Let $G$ be a finite group and $R(G) = \Bbb Z\chi_1\oplus \cdots \oplus\Bbb Z\chi_h$ be the ring of virtual characters of $G$, so $\{\chi_i\}_{i=1}^h$ is the set of all irreducible characters of $G$. Let $p$ be prime, and let $V_p$ denote the subgroup of $R(G)$ generated by characters induced from $p$-elementary subgroup of $G$.
In Linear Representations of Finite Groups, Chapter 10, Serre shows that if the order of $G$ is $p^n\ell$ with $(p,\ell)=1$, then $\ell\in V_p$.

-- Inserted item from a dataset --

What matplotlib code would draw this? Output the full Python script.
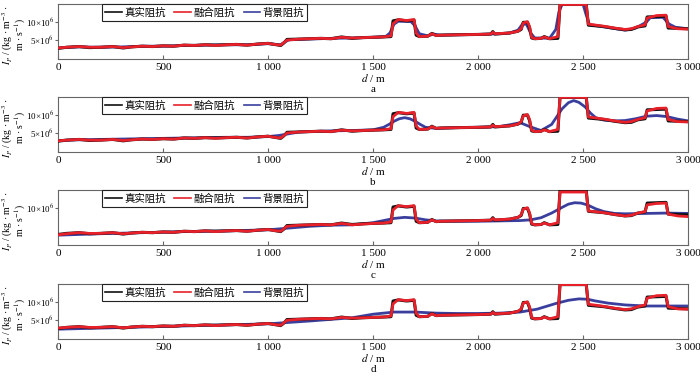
import matplotlib
matplotlib.use("Agg")
import matplotlib.pyplot as plt

plt.rcParams["font.family"] = ["Liberation Serif", "Noto Sans CJK SC", "DejaVu Sans"]
plt.rcParams["mathtext.fontset"] = "stix"

# impedance values in units of 1e6 kg/(m^3) * m/s
true_d = [0, 40, 100, 150, 200, 260, 310, 350, 400, 450, 500, 550, 600, 650, 700, 750, 800, 850, 900, 950,
          1000, 1030, 1060, 1075, 1090, 1150, 1200, 1250, 1300, 1350, 1400, 1450, 1500, 1550, 1585, 1595, 1620, 1660, 1695, 1705,
          1720, 1760, 1780, 1800, 1820, 1900, 2000, 2060, 2070, 2080, 2150, 2190, 2205, 2215, 2235, 2245, 2255, 2270, 2300, 2315,
          2340, 2380, 2390, 2515, 2525, 2600, 2650, 2700, 2730, 2760, 2795, 2805, 2850, 2895, 2905, 2950, 3000]
true_v = [2.7, 3.0, 3.2, 2.9, 3.0, 3.2, 2.8, 3.1, 3.3, 3.2, 3.4, 3.3, 3.6, 3.5, 3.7, 3.6, 3.7, 3.8, 3.6, 3.9,
          4.1, 3.8, 3.5, 4.2, 5.2, 5.3, 5.4, 5.5, 5.4, 5.9, 5.5, 5.7, 5.8, 5.9, 6.0, 10.4, 10.7, 10.4, 10.6, 6.4,
          6.0, 6.1, 6.9, 6.3, 6.4, 6.5, 6.6, 6.7, 7.4, 6.7, 7.0, 7.5, 8.0, 10.0, 10.0, 8.5, 5.6, 5.4, 5.5, 6.0,
          5.4, 5.5, 15.0, 15.0, 9.2, 8.8, 8.3, 7.9, 8.0, 8.7, 9.0, 11.5, 11.6, 11.7, 8.4, 8.3, 8.2]

# fused impedance (same depth grid as true)
fused_v = [2.8, 3.0, 3.2, 3.0, 3.0, 3.2, 2.9, 3.1, 3.3, 3.2, 3.4, 3.3, 3.6, 3.5, 3.7, 3.5, 3.7, 3.8, 3.6, 3.9,
           4.1, 3.8, 3.6, 4.3, 5.0, 5.3, 5.4, 5.5, 5.4, 5.8, 5.6, 5.7, 5.8, 5.9, 6.2, 9.6, 10.8, 10.5, 10.8, 7.0,
           6.0, 6.1, 6.8, 6.3, 6.4, 6.5, 6.6, 6.7, 7.2, 6.8, 7.0, 7.5, 8.2, 9.8, 10.2, 8.8, 5.8, 5.4, 5.5, 5.9,
           5.4, 6.0, 15.0, 15.0, 9.5, 8.9, 8.4, 8.0, 8.2, 8.8, 9.3, 11.2, 11.9, 12.0, 8.8, 8.2, 8.1]
fused_c_v = [2.6, 2.9, 3.2, 3.0, 3.0, 3.2, 2.9, 3.1, 3.3, 3.2, 3.4, 3.3, 3.6, 3.5, 3.7, 3.5, 3.7, 3.8, 3.6, 3.9,
             4.1, 3.8, 3.6, 4.3, 5.0, 5.3, 5.4, 5.5, 5.4, 5.8, 5.4, 5.6, 5.8, 5.9, 6.2, 9.6, 10.8, 10.5, 10.8, 7.0,
             6.0, 6.1, 6.8, 6.3, 6.4, 6.5, 6.6, 6.7, 7.2, 6.8, 7.0, 7.5, 8.2, 9.8, 10.2, 8.8, 5.8, 5.4, 5.5, 5.9,
             5.4, 6.0, 14.6, 14.6, 9.3, 8.8, 8.3, 7.9, 8.1, 8.7, 9.1, 11.0, 11.4, 11.5, 8.4, 7.9, 7.7]

# background impedance, one per panel
bg_a_d = [0, 100, 200, 300, 400, 500, 600, 700, 800, 900, 1000, 1040, 1060, 1080, 1100, 1200, 1300, 1400, 1500, 1560,
          1580, 1600, 1620, 1680, 1700, 1720, 1760, 1790, 1820, 1900, 2000, 2100, 2150, 2190, 2210, 2230, 2250, 2270, 2300, 2340,
          2370, 2385, 2400, 2500, 2515, 2530, 2600, 2700, 2750, 2800, 2820, 2880, 2910, 2940, 3000]
bg_a_v = [2.8, 3.1, 3.0, 3.1, 3.3, 3.3, 3.5, 3.6, 3.7, 3.7, 4.0, 3.8, 3.7, 4.5, 5.1, 5.3, 5.5, 5.6, 5.8, 6.0,
          7.0, 9.5, 10.3, 10.2, 9.0, 6.8, 6.2, 6.7, 6.4, 6.5, 6.6, 6.8, 7.0, 7.8, 9.4, 9.5, 7.0, 5.6, 5.6, 5.5,
          8.0, 13.0, 15.0, 15.0, 12.0, 9.4, 8.7, 7.8, 8.4, 10.0, 11.3, 11.4, 9.5, 8.6, 8.2]

bg_b_d = [0, 100, 200, 300, 400, 500, 600, 700, 800, 900, 1000, 1050, 1100, 1150, 1200, 1300, 1400, 1500, 1550, 1575,
          1600, 1625, 1650, 1675, 1700, 1725, 1750, 1800, 1900, 2000, 2100, 2150, 2200, 2250, 2300, 2350, 2375, 2400, 2430, 2455,
          2480, 2510, 2535, 2560, 2600, 2650, 2700, 2750, 2800, 2850, 2900, 2950, 3000]
bg_b_v = [2.9, 3.1, 3.2, 3.3, 3.4, 3.5, 3.6, 3.7, 3.8, 3.8, 4.0, 4.3, 4.8, 5.3, 5.4, 5.6, 5.7, 5.9, 6.6, 7.4,
          8.3, 9.0, 9.3, 9.0, 8.3, 7.4, 6.6, 6.3, 6.5, 6.6, 6.8, 7.3, 7.9, 6.7, 5.7, 7.4, 9.6, 11.8, 13.5, 14.1,
          13.6, 12.3, 10.6, 9.3, 8.6, 8.4, 8.5, 9.0, 9.7, 9.9, 9.6, 8.9, 8.4]

bg_c_d = [0, 200, 400, 600, 800, 1000, 1100, 1200, 1300, 1400, 1500, 1550, 1600, 1650, 1700, 1750, 1800, 1900,
          2000, 2100, 2200, 2250, 2300, 2350, 2400, 2430, 2460, 2490, 2520, 2560, 2600, 2650, 2700, 2800, 2900, 3000]
bg_c_v = [2.5, 2.9, 3.2, 3.5, 3.7, 4.0, 4.5, 5.0, 5.3, 5.4, 6.0, 6.6, 7.2, 7.5, 7.3, 6.8, 6.5, 6.4,
          6.4, 6.5, 6.6, 6.8, 7.4, 8.7, 10.3, 11.2, 11.6, 11.5, 11.0, 9.9, 9.1, 8.6, 8.5, 8.6, 8.7, 8.6]

bg_d_d = [0, 200, 400, 600, 800, 1000, 1200, 1400, 1500, 1600, 1700, 1800, 1900, 2000, 2100, 2200,
          2280, 2370, 2430, 2480, 2520, 2560, 2620, 2700, 2800, 2900, 3000]
bg_d_v = [2.5, 2.8, 3.1, 3.4, 3.7, 4.0, 4.8, 5.7, 6.7, 7.3, 7.3, 7.0, 6.9, 6.9, 7.0, 7.3,
          8.1, 9.7, 10.6, 11.0, 10.9, 10.4, 9.8, 9.3, 9.0, 9.0, 9.0]

panels = [("a", fused_v, bg_a_d, bg_a_v, [5, 10]),
          ("b", fused_v, bg_b_d, bg_b_v, [5, 10]),
          ("c", fused_c_v, bg_c_d, bg_c_v, [10]),
          ("d", fused_v, bg_d_d, bg_d_v, [5, 10])]
x_ticks = [0, 500, 1000, 1500, 2000, 2500, 3000]
x_labels = ["0", "500", "1 000", "1 500", "2 000", "2 500", "3 000"]
names = ["真实阻抗", "融合阻抗", "背景阻抗"]

BLACK, RED, BLUE, FRAME = "#111111", "#e8202a", "#3a3f9e", "#666666"
bottoms = [0.843, 0.596, 0.348, 0.098]

fig = plt.figure(figsize=(7.0, 3.76), dpi=100)
for (tag, fv, bd, bv, yt), y0 in zip(panels, bottoms):
    ax = fig.add_axes([0.083, y0, 0.9, 0.146])
    l_bg, = ax.plot(bd, bv, color=BLUE, lw=2.0, zorder=2)
    l_true, = ax.plot(true_d, true_v, color=BLACK, lw=2.2, zorder=3)
    l_fus, = ax.plot(true_d, fv, color=RED, lw=2.0, zorder=4)
    ax.set_xlim(0, 3000); ax.set_ylim(-0.3, 15.1)
    ax.set_xticks(x_ticks); ax.set_xticklabels(x_labels)
    ax.set_yticks(yt); ax.set_yticklabels([f"{v}×10$^{{6}}$" for v in yt])
    ax.tick_params(axis="x", direction="in", length=3, labelsize=8, pad=3, color=FRAME)
    ax.tick_params(axis="y", direction="out", length=2, labelsize=6.5, pad=1, color=FRAME)
    for s in ax.spines.values():
        s.set_color(FRAME); s.set_linewidth(0.8)
    ax.set_xlabel("$d$ / m", fontsize=8, labelpad=0)
    ax.set_ylabel("$I_P$ / (kg · m$^{-3}$ ·\nm · s$^{-1}$)", fontsize=7, linespacing=0.85)
    ax.yaxis.set_label_coords(-0.047, 0.44)
    ax.text(0.5, -0.56, tag, transform=ax.transAxes, ha="center", va="center", fontsize=8)
    leg = ax.legend([l_true, l_fus, l_bg], names, loc="upper left", bbox_to_anchor=(0.07, 1.0),
                    borderaxespad=0, ncol=3, prop={"family": ["Noto Sans CJK SC"], "size": 7.5},
                    handlelength=1.6, columnspacing=0.8, handletextpad=0.25, borderpad=0.3,
                    fancybox=False, framealpha=1, edgecolor="#222222")
    leg.get_frame().set_linewidth(0.8)
    for h in leg.get_lines():
        h.set_linewidth(1.2)

fig.savefig("out.png", dpi=100)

He then says that this is enough to show that the index $[R(G):V_p]$ is finite and relatively prime to $p$.
That the index is finite is clear: Since $V_p$ is an ideal of $R(G)$, then $\ell R(G)\leq V_p$, and since $$\infty > \ell h = [R(G): \ell R(G)] = [R(G): V_p][V_p:\ell R(G)],$$ is follows that $[R(G): V_p]<\infty$. (Recall that we said $h$ is the number of irreducible characters of $G$).
However, the equality $$[R(G): V_p] = \frac{\ell h}{[V_p:\ell R(G)]} $$ does not in itself guarantee that $[R(G): V_p]$ is prime to $p$, as far as I see. So, why does $\ell\in V_p$ imply $[R(G): V_p]$ is prime to $p$?
Posted this problem on math overflow and it seems the answer lies in an easy mistake: $[R(G):\ell R(G)] = \ell^h$, not $\ell h$, which is prime to $p$.